EL: Oh I've known him for a long time, twenty odd years, I'm considerably older than he is and I remember him as a kind of larger than life like fifteen year-old with a big afro and he used to come to my gigs, I was playing in a rock band then I was playing as a lead guitarist and he'd come and watch that and he was like a very precocious talented young player
AW: Well you do play off each other quite well, when I hear your voice and his guitar, I'm reminded of Lowell George and Paul Barrere, that kind of funky tightness, a very rhythmic sound
EL: Yeah, maybe, maybe
AW: Well, you've got a pretty loyal following, I've seen you in Cambridge, that's your own turf really isn't it?
EL: Yeah
AW: I've seen you at the folk festival there more than a couple of times and you always seem to draw this loyal following, they know all the lyrics of all the songs; is that rewarding when you hear them singing them back?

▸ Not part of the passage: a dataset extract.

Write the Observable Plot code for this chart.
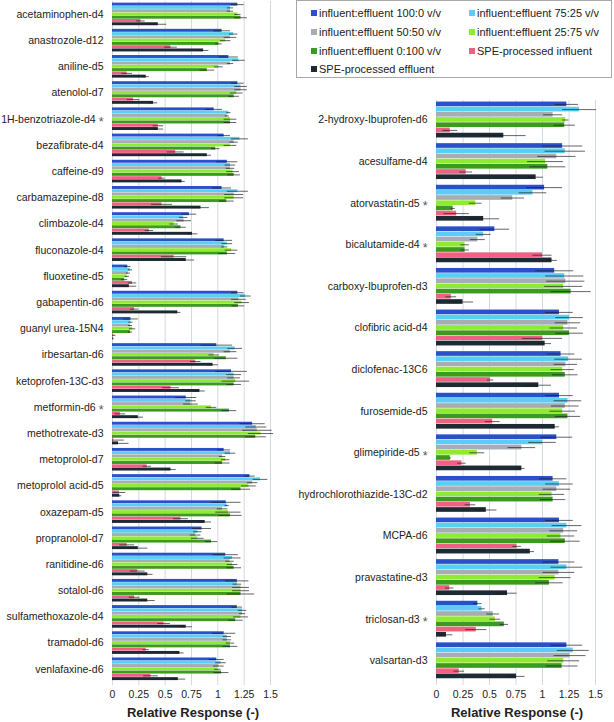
<!DOCTYPE html>
<html><head><meta charset="utf-8">
<script src="https://cdn.jsdelivr.net/npm/d3@7"></script>
<script src="https://cdn.jsdelivr.net/npm/@observablehq/plot@0.6"></script>
<style>
body{margin:0;background:#fff;font-family:"Liberation Sans",Arial,sans-serif;}
#wrap{position:relative;width:614px;height:722px;overflow:hidden;background:#fff}
#left{position:absolute;left:0;top:0}
#right{position:absolute;left:300px;top:0}
#legend{position:absolute;left:296px;top:0;width:316px;height:78px;border:1px solid #a8a8a8;box-sizing:border-box;background:#fff;font-size:11px;color:#222}
.li{position:absolute;white-space:nowrap;line-height:12px}
.sw{display:inline-block;width:6px;height:6px;margin-right:2px;vertical-align:1px}
.xt{position:absolute;font-weight:bold;font-size:13px;color:#222;white-space:nowrap;transform:translateX(-50%)}
</style></head>
<body>
<div id="wrap">
  <div id="left"></div>
  <div id="right"></div>
  <div id="legend"></div>
  <div class="xt" style="left:193px;top:705px">Relative Response (-)</div>
  <div class="xt" style="left:517px;top:705px">Relative Response (-)</div>
</div>
<script>
const series = ["influent:effluent 100:0 v/v","influent:effluent 75:25 v/v","influent:effluent 50:50 v/v","influent:effluent 25:75 v/v","influent:effluent 0:100 v/v","SPE-processed influent","SPE-processed effluent"];
const colors = ["#2a50cc","#5ccdf3","#a7adb4","#8eeb33","#3c9a20","#ef6082","#1e2a33"];
const xTicks = [0,0.25,0.5,0.75,1,1.25,1.5];

const compoundsLeft = ["acetaminophen-d4","anastrozole-d12","aniline-d5","atenolol-d7","1H-benzotriazole-d4 *","bezafibrate-d4","caffeine-d9","carbamazepine-d8","climbazole-d4","fluconazole-d4","fluoxetine-d5","gabapentin-d6","guanyl urea-15N4","irbesartan-d6","ketoprofen-13C-d3","metformin-d6 *","methotrexate-d3","metoprolol-d7","metoprolol acid-d5","oxazepam-d5","propranolol-d7","ranitidine-d6","sotalol-d6","sulfamethoxazole-d4","tramadol-d6","venlafaxine-d6"];
const valuesLeft = [
 [1.19,1.12,1.12,1.19,1.22,0.27,0.435],
 [1.04,1.15,1.12,1.075,1.01,0.555,0.865],
 [1.105,1.20,1.12,1.01,0.90,0.14,0.32],
 [1.19,1.22,1.22,1.18,1.155,0.20,0.39],
 [0.965,1.105,1.09,1.12,1.12,0.435,0.435],
 [1.06,1.21,1.155,1.12,0.98,0.60,0.90],
 [1.09,1.12,1.12,1.145,1.155,0.47,0.66],
 [1.04,1.19,1.155,1.155,1.085,0.47,0.84],
 [0.73,0.675,0.68,0.585,0.65,0.35,0.76],
 [1.06,1.09,1.065,1.13,1.09,0.585,0.70],
 [0.145,0.17,0.15,0.14,0.115,0.19,0.16],
 [1.19,1.265,1.20,1.23,1.195,0.21,0.62],
 [0.175,0.175,0.17,0.19,0.17,0.012,0.006],
 [0.99,1.165,1.12,0.965,1.08,0.79,0.955],
 [1.13,1.155,1.155,1.17,1.155,0.555,0.83],
 [0.70,0.745,0.745,0.94,1.11,0.075,0.245],
 [1.33,1.365,1.375,1.41,1.36,0.012,0.057],
 [1.06,1.12,1.045,1.075,1.045,0.33,0.555],
 [1.305,1.405,1.33,1.295,1.22,0.066,0.069],
 [1.08,1.09,1.045,1.10,1.12,0.65,0.88],
 [0.85,0.81,0.79,0.81,0.94,0.14,0.245],
 [1.075,1.14,1.115,1.14,1.155,0.24,0.335],
 [1.185,1.185,1.22,1.22,1.22,0.21,0.335],
 [1.185,1.235,1.235,1.22,1.17,0.49,0.70],
 [1.06,1.09,1.09,1.12,1.12,0.32,0.64],
 [0.99,1.03,1.01,1.00,1.035,0.365,0.625]
];
const errorsLeft = [
 [0.06,0.03,0.03,0.03,0.06,0.04,0.08],
 [0.08,0.04,0.06,0.05,0.03,0.06,0.05],
 [0.09,0.06,0.03,0.04,0.07,0.05,0.03],
 [0.06,0.06,0.06,0.06,0.05,0.06,0.04],
 [0.08,0.02,0.02,0.06,0.06,0.05,0.05],
 [0.06,0.08,0.04,0.06,0.04,0.08,0.04],
 [0.10,0.05,0.04,0.06,0.06,0.03,0.03],
 [0.09,0.10,0.09,0.09,0.07,0.10,0.08],
 [0.07,0.04,0.07,0.04,0.05,0.04,0.05],
 [0.08,0.05,0.03,0.06,0.08,0.12,0.08],
 [0.03,0.02,0.02,0.02,0.03,0.04,0.07],
 [0.06,0.05,0.07,0.07,0.06,0.04,0.03],
 [0.07,0.02,0.02,0.03,0.02,0.02,0.01],
 [0.15,0.07,0.06,0.05,0.11,0.05,0.05],
 [0.15,0.07,0.06,0.13,0.07,0.08,0.05],
 [0.10,0.05,0.07,0.05,0.07,0.05,0.05],
 [0.12,0.10,0.14,0.12,0.10,0.10,0.10],
 [0.06,0.05,0.03,0.04,0.07,0.04,0.05],
 [0.05,0.07,0.05,0.07,0.09,0.06,0.02],
 [0.14,0.02,0.05,0.12,0.11,0.07,0.06],
 [0.09,0.04,0.05,0.06,0.06,0.07,0.09],
 [0.12,0.08,0.04,0.05,0.07,0.07,0.05],
 [0.11,0.04,0.08,0.08,0.13,0.05,0.07],
 [0.05,0.04,0.03,0.07,0.07,0.06,0.06],
 [0.11,0.04,0.04,0.04,0.07,0.03,0.04],
 [0.07,0.05,0.05,0.03,0.07,0.07,0.07]
];

const compoundsRight = ["2-hydroxy-Ibuprofen-d6","acesulfame-d4","atorvastatin-d5 *","bicalutamide-d4 *","carboxy-Ibuprofen-d3","clofibric acid-d4","diclofenac-13C6","furosemide-d5","glimepiride-d5 *","hydrochlorothiazide-13C-d2","MCPA-d6","pravastatine-d3","triclosan-d3 *","valsartan-d3"];
const valuesRight = [
 [1.23,1.35,1.10,1.22,1.21,0.13,0.635],
 [1.19,1.215,1.135,1.03,1.05,0.28,0.94],
 [1.02,0.91,0.72,0.37,0.157,0.19,0.445],
 [0.55,0.445,0.39,0.27,0.27,1.00,1.09],
 [1.115,1.21,1.22,1.20,1.27,0.14,0.25],
 [1.16,1.255,1.24,1.20,1.255,1.00,1.025],
 [1.175,1.245,1.22,1.19,1.215,0.51,0.965],
 [1.16,1.24,1.215,1.19,1.24,0.53,1.12],
 [1.135,1.00,0.805,0.385,0.13,0.24,0.805],
 [1.10,1.16,1.135,1.09,1.10,0.32,0.47],
 [1.16,1.23,1.20,1.175,1.215,0.76,0.885],
 [1.155,1.23,1.155,1.12,1.065,0.125,0.67],
 [0.39,0.43,0.535,0.555,0.64,0.375,0.094],
 [1.23,1.29,1.26,1.20,1.185,0.215,0.755]
];
const errorsRight = [
 [0.11,0.16,0.09,0.03,0.10,0.07,0.21],
 [0.19,0.19,0.18,0.17,0.17,0.06,0.07],
 [0.17,0.13,0.11,0.06,0.02,0.12,0.15],
 [0.14,0.07,0.07,0.04,0.04,0.09,0.05],
 [0.18,0.18,0.18,0.18,0.19,0.05,0.10],
 [0.13,0.13,0.12,0.13,0.13,0.19,0.06],
 [0.13,0.13,0.11,0.11,0.12,0.03,0.12],
 [0.13,0.13,0.13,0.12,0.12,0.07,0.04],
 [0.15,0.13,0.13,0.07,0.01,0.04,0.03],
 [0.13,0.13,0.13,0.12,0.12,0.05,0.10],
 [0.13,0.14,0.13,0.13,0.14,0.04,0.04],
 [0.15,0.15,0.15,0.15,0.13,0.04,0.09],
 [0.04,0.03,0.06,0.05,0.04,0.10,0.06],
 [0.15,0.15,0.15,0.15,0.15,0.05,0.08]
];

function panel(compounds, values, errors, o) {
  const rows = [], domain = [];
  compounds.forEach((c, i) => {
    series.forEach((s, j) => {
      const key = c + "|" + j;
      domain.push(key);
      rows.push({key, series: s, value: values[i][j], err: errors[i][j]});
    });
    domain.push(c + "|gap");
  });
  const labelKeys = compounds.map(c => c + "|3");
  const svg = Plot.plot({
    width: o.width, height: 722,
    marginTop: o.marginTop, marginBottom: 37, marginLeft: o.marginLeft, marginRight: o.marginRight,
    style: {fontFamily: "Liberation Sans, Arial, sans-serif", fontSize: "10.5px", color: "#222", background: "transparent", overflow: "visible"},
    x: {domain: [0, 1.5]},
    y: {domain, paddingInner: 0.1, paddingOuter: o.paddingOuter, round: false, axis: null},
    color: {domain: series, range: colors},
    marks: [
      Plot.gridX(xTicks, {stroke: "#d3d9e0", strokeOpacity: 1, strokeWidth: 1}),
      Plot.barX(rows, {y: "key", x: "value", fill: "series"}),
      Plot.ruleY(rows, {y: "key", x1: d => Math.max(0, d.value - d.err), x2: d => d.value + d.err, stroke: "#1a1a1a", strokeWidth: 0.8, strokeOpacity: 0.85}),
      Plot.axisY(labelKeys, {tickSize: 0, tickPadding: 9, tickFormat: k => k.split("|")[0], fontSize: 10.5, label: null}),
      Plot.axisX(xTicks, {tickSize: 0, tickPadding: 5, tickFormat: d => String(d), fontSize: 10.5, label: null})
    ]
  });
  // lower the significance asterisk to mid-height, as in the reference
  svg.querySelectorAll("text").forEach(t => {
    const s = t.textContent;
    if (s.endsWith(" *")) {
      while (t.firstChild) t.removeChild(t.firstChild);
      t.append(document.createTextNode(s.slice(0, -1)));
      const ts = document.createElementNS("http://www.w3.org/2000/svg", "tspan");
      ts.setAttribute("dy", "0.3em");
      ts.setAttribute("font-size", "12.5px");
      ts.setAttribute("fill", "#555");
      ts.textContent = "*";
      t.append(ts);
    }
  });
  return svg;
}

document.getElementById("left").append(panel(compoundsLeft, valuesLeft, errorsLeft, {width: 290, marginTop: 1, marginLeft: 112, marginRight: 20, paddingOuter: 0.5}));
document.getElementById("right").append(panel(compoundsRight, valuesRight, errorsRight, {width: 314, marginTop: 100, marginLeft: 136, marginRight: 19, paddingOuter: 0.3}));

const leg = document.getElementById("legend");
const pos = [[14,6],[172,6],[14,25],[172,25],[14,44],[172,44],[14,62]];
series.forEach((s, i) => {
  const d = document.createElement("div");
  d.className = "li";
  d.style.left = pos[i][0] + "px";
  d.style.top = pos[i][1] + "px";
  const sw = document.createElement("span");
  sw.className = "sw";
  sw.style.background = colors[i];
  d.append(sw, document.createTextNode(s));
  leg.append(d);
});
</script>
</body></html>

EL: We don't have.. we're just not trendy enough or good looking enough to have like casual fans; I think it's a bit of a committment, you have to struggle a bit to see us and so they're either people who are not interested or completely rabid about us and so when you do go into a new place, especially another country or perhaps a town you've never been to before and they sing all the words, then yes it is rewarding, it is
AW: I know a song like "Deeper" really does get that response where you can just about stop singing and let the audience do it all..
EL: Often I do (laughs)
AW: Do you find that when you're writing new songs and you're introducing new songs they need to be worn in a little more?
EL: Oh yeah, you don't get the same reaction, but it's important to keep doing it because otherwise you start turning into your own tribute band if you're not careful, just trotting out the same thing over and over again as we're all getting older, but you know I think it's important and vital to try and present new things; I'm trying to do that now really, I'm trying to ease stuff into the set and because it's not as slick and as played in and it's perhaps a bit more clumsy, in some ways, you know, although it doesn't get that euphoric thing, sometimes you really mean it when you do sing that kind of stuff and they're sometimes the best ever versions because you're kinda searching and actually thinking about them and not just on auto pilot doing something you've done thousands of times
AW: Do you have any plans of any new recordings of this new material?
EL: Well I need to really
AW: Wasn't 'Ten Thousand Bars' the last one?
EL: That was the last one..
AW: That's going back a couple of years
EL: Yeah it is, so it's time now to.. I've got like a back log of material, I've started.. there's a couple already recorded and I'm in pretty good shape to get something done
AW: Well I suppose touring gets in the way really, are you always on tour or do you schedule in certain times of the year?
EL: Well no, there's nothing as planned as that; the credit crunch is really erm... people now know what it's like to be us (laughs)
AW: (laughs) absolutely
EL: So we haven't got any support management, really no big record company so it's pretty much hand to mouth, we play to live, we support households, so we do a lot of gigging but we have to do a lot of gigging and by the same token it's not a factory and it's not an efficient process trying to be creative at the same time, so yeah
AW: well thank you for talking to me Ezio, I'm sure you're going to get a really good audience here in York
EL: Well this is the point, they haven't arrived yet and I've no idea how many people will be coming or how many tickets have been sold, it could be empty, I don't know. This is my panic moment, this is always when I go will anybody show up? If they do they do, whoever is there, we'll play for them.
AW: Well enjoy your gig
EL: Thank you
Ezio's most recent album is Ten Thousand Bars on the Tapte label.